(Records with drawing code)
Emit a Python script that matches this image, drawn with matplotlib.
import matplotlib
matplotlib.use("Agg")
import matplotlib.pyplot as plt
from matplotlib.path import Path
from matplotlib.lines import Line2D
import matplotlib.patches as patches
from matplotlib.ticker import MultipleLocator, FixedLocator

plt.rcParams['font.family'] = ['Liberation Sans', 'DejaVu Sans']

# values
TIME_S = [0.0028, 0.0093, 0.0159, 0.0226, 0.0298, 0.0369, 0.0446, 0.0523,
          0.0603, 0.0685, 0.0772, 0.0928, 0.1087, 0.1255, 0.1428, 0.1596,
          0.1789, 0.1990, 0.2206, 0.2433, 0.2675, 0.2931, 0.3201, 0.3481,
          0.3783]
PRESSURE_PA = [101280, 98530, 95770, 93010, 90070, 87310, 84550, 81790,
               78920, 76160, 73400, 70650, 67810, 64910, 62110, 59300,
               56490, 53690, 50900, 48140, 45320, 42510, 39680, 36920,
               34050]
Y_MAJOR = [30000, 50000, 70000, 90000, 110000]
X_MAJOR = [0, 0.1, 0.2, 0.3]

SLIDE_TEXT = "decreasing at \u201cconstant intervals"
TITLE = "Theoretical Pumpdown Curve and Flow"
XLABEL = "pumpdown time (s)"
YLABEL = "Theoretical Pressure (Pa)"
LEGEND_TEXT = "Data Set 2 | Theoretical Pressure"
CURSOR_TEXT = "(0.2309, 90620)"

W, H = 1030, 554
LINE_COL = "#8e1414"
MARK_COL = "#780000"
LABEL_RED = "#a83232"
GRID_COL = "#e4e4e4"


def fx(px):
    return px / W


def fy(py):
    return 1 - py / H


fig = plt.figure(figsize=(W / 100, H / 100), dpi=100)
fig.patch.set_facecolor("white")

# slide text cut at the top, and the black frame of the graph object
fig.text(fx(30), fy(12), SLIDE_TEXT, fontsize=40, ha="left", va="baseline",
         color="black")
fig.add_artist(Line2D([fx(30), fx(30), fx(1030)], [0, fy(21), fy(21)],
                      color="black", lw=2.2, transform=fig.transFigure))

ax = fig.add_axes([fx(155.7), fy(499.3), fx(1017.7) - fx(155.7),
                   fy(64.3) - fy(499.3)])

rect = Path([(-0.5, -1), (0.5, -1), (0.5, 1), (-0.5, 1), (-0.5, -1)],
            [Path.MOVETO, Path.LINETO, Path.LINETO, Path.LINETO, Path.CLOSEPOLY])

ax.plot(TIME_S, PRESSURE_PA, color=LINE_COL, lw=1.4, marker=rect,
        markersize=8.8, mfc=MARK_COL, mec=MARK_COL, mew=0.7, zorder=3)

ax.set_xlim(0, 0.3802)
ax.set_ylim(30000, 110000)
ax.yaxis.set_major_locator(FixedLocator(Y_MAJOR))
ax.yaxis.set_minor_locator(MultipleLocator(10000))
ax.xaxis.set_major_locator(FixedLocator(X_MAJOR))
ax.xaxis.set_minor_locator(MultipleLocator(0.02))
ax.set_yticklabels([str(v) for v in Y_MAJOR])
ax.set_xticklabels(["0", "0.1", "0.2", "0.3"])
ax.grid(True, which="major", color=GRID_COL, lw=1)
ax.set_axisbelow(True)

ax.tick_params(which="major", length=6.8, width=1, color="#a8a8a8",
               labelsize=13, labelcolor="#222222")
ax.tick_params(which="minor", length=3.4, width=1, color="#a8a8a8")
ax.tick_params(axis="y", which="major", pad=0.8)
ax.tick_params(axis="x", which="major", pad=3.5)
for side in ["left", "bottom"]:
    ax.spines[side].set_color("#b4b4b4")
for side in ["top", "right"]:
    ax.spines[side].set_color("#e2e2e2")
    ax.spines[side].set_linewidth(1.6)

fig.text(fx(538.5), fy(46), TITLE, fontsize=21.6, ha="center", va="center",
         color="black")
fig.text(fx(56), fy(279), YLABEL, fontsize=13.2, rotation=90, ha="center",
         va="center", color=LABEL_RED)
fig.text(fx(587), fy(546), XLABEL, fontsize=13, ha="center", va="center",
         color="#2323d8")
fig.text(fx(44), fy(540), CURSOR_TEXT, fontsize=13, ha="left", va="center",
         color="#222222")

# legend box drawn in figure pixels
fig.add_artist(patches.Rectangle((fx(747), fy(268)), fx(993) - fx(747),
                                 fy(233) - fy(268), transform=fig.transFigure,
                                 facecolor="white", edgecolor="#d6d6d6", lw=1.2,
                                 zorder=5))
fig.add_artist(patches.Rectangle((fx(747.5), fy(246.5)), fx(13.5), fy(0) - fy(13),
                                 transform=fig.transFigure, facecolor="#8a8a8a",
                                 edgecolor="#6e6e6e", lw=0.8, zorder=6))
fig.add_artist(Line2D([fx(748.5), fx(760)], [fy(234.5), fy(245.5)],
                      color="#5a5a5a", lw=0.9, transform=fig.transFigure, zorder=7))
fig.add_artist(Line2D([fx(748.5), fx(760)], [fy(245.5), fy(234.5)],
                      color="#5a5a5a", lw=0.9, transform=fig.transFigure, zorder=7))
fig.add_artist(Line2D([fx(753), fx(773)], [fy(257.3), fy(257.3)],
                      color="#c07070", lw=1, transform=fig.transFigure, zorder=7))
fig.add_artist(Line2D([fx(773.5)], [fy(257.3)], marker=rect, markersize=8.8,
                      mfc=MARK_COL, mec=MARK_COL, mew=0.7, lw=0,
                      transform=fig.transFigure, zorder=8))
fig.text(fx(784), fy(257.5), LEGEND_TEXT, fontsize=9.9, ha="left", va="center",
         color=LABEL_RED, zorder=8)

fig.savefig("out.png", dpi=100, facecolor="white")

---

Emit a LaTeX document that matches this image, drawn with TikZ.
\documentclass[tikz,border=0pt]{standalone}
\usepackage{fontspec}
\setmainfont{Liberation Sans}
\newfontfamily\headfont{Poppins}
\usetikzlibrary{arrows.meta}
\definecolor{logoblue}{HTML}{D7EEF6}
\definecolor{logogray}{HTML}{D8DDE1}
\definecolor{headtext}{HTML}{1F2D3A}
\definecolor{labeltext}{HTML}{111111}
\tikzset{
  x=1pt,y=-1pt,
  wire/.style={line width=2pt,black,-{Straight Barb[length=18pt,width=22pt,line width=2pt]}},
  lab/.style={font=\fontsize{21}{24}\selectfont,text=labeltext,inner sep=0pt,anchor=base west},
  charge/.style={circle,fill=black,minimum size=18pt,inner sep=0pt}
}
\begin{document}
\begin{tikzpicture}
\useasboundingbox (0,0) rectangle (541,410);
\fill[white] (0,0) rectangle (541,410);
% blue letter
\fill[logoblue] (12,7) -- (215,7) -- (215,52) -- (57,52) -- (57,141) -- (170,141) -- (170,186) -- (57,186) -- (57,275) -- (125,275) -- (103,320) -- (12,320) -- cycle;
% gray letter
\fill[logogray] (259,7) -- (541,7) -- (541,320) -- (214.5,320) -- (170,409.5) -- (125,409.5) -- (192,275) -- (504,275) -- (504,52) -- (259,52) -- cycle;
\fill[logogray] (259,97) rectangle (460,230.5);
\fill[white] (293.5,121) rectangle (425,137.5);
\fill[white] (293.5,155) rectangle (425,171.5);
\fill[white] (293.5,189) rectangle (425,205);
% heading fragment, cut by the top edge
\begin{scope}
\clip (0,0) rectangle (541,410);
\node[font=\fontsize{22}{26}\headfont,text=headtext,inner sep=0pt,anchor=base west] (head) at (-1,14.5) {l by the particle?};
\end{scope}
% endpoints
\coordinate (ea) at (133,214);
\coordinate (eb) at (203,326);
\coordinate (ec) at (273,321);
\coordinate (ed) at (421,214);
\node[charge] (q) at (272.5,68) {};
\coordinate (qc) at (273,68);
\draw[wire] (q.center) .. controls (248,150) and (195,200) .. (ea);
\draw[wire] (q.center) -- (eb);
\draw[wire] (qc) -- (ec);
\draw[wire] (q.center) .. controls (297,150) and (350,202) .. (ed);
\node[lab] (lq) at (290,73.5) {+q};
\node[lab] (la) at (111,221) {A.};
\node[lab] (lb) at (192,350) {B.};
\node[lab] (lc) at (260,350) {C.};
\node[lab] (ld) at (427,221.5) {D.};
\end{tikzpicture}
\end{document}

...

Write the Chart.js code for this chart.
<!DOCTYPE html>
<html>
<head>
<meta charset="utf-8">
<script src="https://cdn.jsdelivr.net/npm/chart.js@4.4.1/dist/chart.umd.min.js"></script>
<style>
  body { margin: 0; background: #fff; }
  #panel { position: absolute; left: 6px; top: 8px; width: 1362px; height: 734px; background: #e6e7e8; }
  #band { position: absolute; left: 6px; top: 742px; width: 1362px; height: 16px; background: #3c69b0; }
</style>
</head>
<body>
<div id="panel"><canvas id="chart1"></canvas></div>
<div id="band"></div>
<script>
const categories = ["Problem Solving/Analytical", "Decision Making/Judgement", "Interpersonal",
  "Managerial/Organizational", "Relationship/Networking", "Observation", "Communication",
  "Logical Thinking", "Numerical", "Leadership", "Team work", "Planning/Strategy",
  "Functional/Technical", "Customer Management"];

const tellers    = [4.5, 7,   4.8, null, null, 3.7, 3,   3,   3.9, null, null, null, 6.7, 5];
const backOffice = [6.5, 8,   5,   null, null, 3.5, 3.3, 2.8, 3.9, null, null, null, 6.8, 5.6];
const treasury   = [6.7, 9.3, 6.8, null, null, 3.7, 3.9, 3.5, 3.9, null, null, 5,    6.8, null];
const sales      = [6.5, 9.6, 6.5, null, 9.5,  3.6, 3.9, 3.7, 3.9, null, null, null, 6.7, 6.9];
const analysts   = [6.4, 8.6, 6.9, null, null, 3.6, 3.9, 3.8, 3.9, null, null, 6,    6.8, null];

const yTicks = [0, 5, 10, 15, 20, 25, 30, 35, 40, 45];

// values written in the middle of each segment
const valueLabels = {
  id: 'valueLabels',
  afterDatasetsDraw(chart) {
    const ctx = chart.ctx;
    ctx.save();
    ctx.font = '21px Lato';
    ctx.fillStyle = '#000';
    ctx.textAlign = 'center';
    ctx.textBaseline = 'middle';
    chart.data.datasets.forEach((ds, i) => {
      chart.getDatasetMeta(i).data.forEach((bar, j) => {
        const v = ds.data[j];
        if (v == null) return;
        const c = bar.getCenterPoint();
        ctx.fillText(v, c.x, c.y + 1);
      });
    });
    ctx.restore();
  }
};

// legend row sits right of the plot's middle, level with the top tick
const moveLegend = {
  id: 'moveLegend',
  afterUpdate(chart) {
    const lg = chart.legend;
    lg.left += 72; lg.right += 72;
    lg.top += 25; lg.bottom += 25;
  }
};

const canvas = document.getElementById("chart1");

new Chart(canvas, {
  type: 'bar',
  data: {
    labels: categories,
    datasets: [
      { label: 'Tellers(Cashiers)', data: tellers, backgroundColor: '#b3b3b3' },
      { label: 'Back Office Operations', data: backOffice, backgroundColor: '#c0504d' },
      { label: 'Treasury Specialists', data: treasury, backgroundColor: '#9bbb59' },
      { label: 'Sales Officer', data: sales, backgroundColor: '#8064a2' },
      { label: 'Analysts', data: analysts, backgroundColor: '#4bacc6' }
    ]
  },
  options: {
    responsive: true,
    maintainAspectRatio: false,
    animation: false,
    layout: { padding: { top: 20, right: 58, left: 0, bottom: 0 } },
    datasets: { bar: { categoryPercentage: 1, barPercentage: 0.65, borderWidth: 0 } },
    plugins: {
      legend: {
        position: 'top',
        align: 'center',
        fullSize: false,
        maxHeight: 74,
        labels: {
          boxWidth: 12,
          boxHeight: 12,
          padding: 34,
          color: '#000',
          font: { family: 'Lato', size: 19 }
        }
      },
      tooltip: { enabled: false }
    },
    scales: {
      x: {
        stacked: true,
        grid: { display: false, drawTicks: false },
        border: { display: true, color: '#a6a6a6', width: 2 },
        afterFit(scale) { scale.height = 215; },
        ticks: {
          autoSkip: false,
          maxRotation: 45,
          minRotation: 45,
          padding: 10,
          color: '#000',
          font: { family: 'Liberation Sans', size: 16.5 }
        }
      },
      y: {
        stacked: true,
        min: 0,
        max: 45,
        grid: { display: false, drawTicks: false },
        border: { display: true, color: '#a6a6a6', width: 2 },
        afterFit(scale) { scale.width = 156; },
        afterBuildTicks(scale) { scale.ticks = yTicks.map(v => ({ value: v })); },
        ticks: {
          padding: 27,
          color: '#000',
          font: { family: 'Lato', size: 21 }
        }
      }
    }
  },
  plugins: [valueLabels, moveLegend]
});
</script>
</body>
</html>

> **EXERCISE TASK**: Taking the material above, extract exactly and only the lines from the line with "Emit a Python" to the line with "plt.rcParams['font.family'] = ['Liberation", inclusive of both.

> **WRITTEN ANSWER**:
Emit a Python script that matches this image, drawn with matplotlib.
import matplotlib
matplotlib.use("Agg")
import matplotlib.pyplot as plt
from matplotlib.path import Path
from matplotlib.lines import Line2D
import matplotlib.patches as patches
from matplotlib.ticker import MultipleLocator, FixedLocator

plt.rcParams['font.family'] = ['Liberation Sans', 'DejaVu Sans']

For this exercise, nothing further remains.